SOURCE DATA -

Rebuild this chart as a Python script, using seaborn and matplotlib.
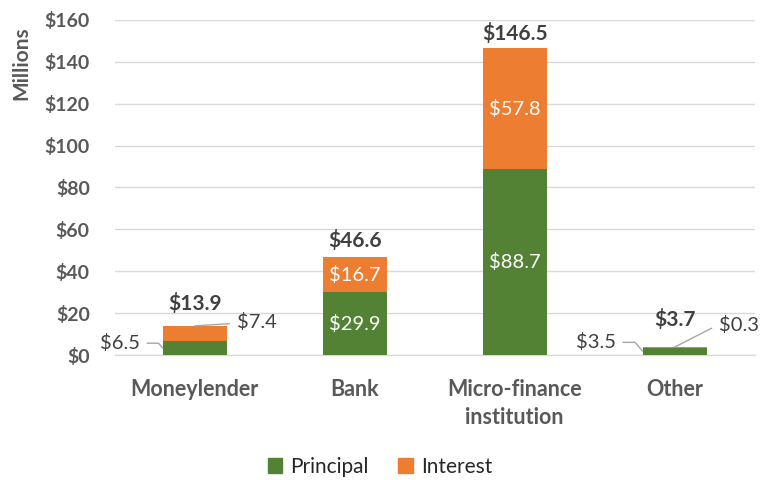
import numpy as np
import pandas as pd
import seaborn as sns
import matplotlib.pyplot as plt
from matplotlib.patches import Patch

# Datos (millones de dólares)
categorias = ['Moneylender', 'Bank', 'Micro-finance\ninstitution', 'Other']
principal = [6.5, 29.9, 88.7, 3.5]
interes = [7.4, 16.7, 57.8, 0.3]
totales = [13.9, 46.6, 146.5, 3.7]
ticks_y = [0, 20, 40, 60, 80, 100, 120, 140, 160]

verde = '#548235'
naranja = '#ED7D31'
gris_texto = '#595959'
gris_oscuro = '#404040'
gris_grid = '#D9D9D9'

sns.set_style('white')
plt.rcParams['font.family'] = ['Lato', 'DejaVu Sans']

data = pd.DataFrame({'Categoria': categorias, 'Principal': principal, 'Interes': interes})

fig = plt.figure(figsize=(7.6, 4.8), dpi=100)
ax = fig.add_axes([0.151, 0.2604, 0.842, 0.698])

sns.barplot(x='Categoria', y='Principal', data=data, color=verde, width=0.4,
            saturation=1, linewidth=0, ax=ax, zorder=3)
sns.barplot(x='Categoria', y='Interes', data=data, color=naranja, width=0.4,
            saturation=1, linewidth=0, bottom=data['Principal'], ax=ax, zorder=3)

ax.set_ylim(0, 160)
ax.set_xlim(-0.5, 3.5)
ax.set_yticks(ticks_y)
ax.set_yticklabels([f'${v}' for v in ticks_y], fontsize=14, fontweight='bold', color=gris_texto)
ax.set_xticks(range(len(categorias)))
ax.set_xticklabels(categorias, fontsize=15.5, fontweight='bold', color=gris_texto, linespacing=1.45)
ax.tick_params(axis='both', length=0)
ax.tick_params(axis='x', pad=17)
ax.tick_params(axis='y', pad=18)
ax.yaxis.grid(True, color=gris_grid, linewidth=1, zorder=0)
for lado in ['top', 'right', 'left']:
    ax.spines[lado].set_visible(False)
ax.spines['bottom'].set_color(gris_grid)
ax.spines['bottom'].set_linewidth(1)
ax.set_xlabel('')
ax.set_ylabel('Millions', fontsize=15, fontweight='bold', color=gris_texto)
ax.yaxis.set_label_coords(-0.13, 0.87)

# Etiquetas dentro de las barras (solo las grandes)
for i in range(len(categorias)):
    if principal[i] > 20:
        ax.text(i, principal[i] / 2, f'${principal[i]}', ha='center', va='center',
                color='white', fontsize=14.5, zorder=4)
    if interes[i] > 10:
        ax.text(i, principal[i] + interes[i] / 2, f'${interes[i]}', ha='center', va='center',
                color='white', fontsize=14.5, zorder=4)

# Totales
extra = [12, 6, 4, 17]
for i in range(len(categorias)):
    ax.annotate(f'${totales[i]}', xy=(i, totales[i]), xytext=(0, extra[i]),
                textcoords='offset pixels', ha='center', va='bottom',
                fontsize=15, fontweight='bold', color=gris_oscuro)

# Etiquetas con líneas guía
linea = dict(arrowstyle='-', color='#A6A6A6', lw=1, shrinkA=3, shrinkB=0)
ax.annotate(f'${principal[0]}', xy=(-0.2, principal[0] / 2), xytext=(-23, 5),
            textcoords='offset pixels', ha='right', va='center', fontsize=14.5, color=gris_oscuro,
            arrowprops=dict(linea, connectionstyle='angle,angleA=0,angleB=130,rad=0'))
ax.annotate(f'${interes[0]}', xy=(0, totales[0]), xytext=(42, 4),
            textcoords='offset pixels', ha='left', va='center', fontsize=14.5, color=gris_oscuro,
            arrowprops=dict(linea))
ax.annotate(f'${principal[3]}', xy=(2.8, principal[3] / 2), xytext=(-27, 9),
            textcoords='offset pixels', ha='right', va='center', fontsize=14.5, color=gris_oscuro,
            arrowprops=dict(linea, connectionstyle='angle,angleA=0,angleB=130,rad=0'))
ax.annotate(f'${interes[3]}', xy=(3, totales[3] + 0.1), xytext=(44, 22),
            textcoords='offset pixels', ha='left', va='center', fontsize=14.5, color=gris_oscuro,
            arrowprops=dict(linea, connectionstyle='angle,angleA=180,angleB=27,rad=0'))

handles = [Patch(color=verde, label='Principal'), Patch(color=naranja, label='Interest')]
fig.legend(handles=handles, loc='center', bbox_to_anchor=(0.5, 13 / 480), ncol=2,
           frameon=False, fontsize=15, handlelength=0.7, handleheight=0.7,
           handletextpad=0.4, columnspacing=1.4, labelcolor='#262626')

plt.savefig('out.png', dpi=100)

WHAT THIS TASK INVOLVES -
Locate all lines in the listing above with the word "matplotlib" and copy them.

ANSWER TO THIS EXERCISE -
Rebuild this chart as a Python script, using seaborn and matplotlib.
import matplotlib.pyplot as plt
from matplotlib.patches import Patch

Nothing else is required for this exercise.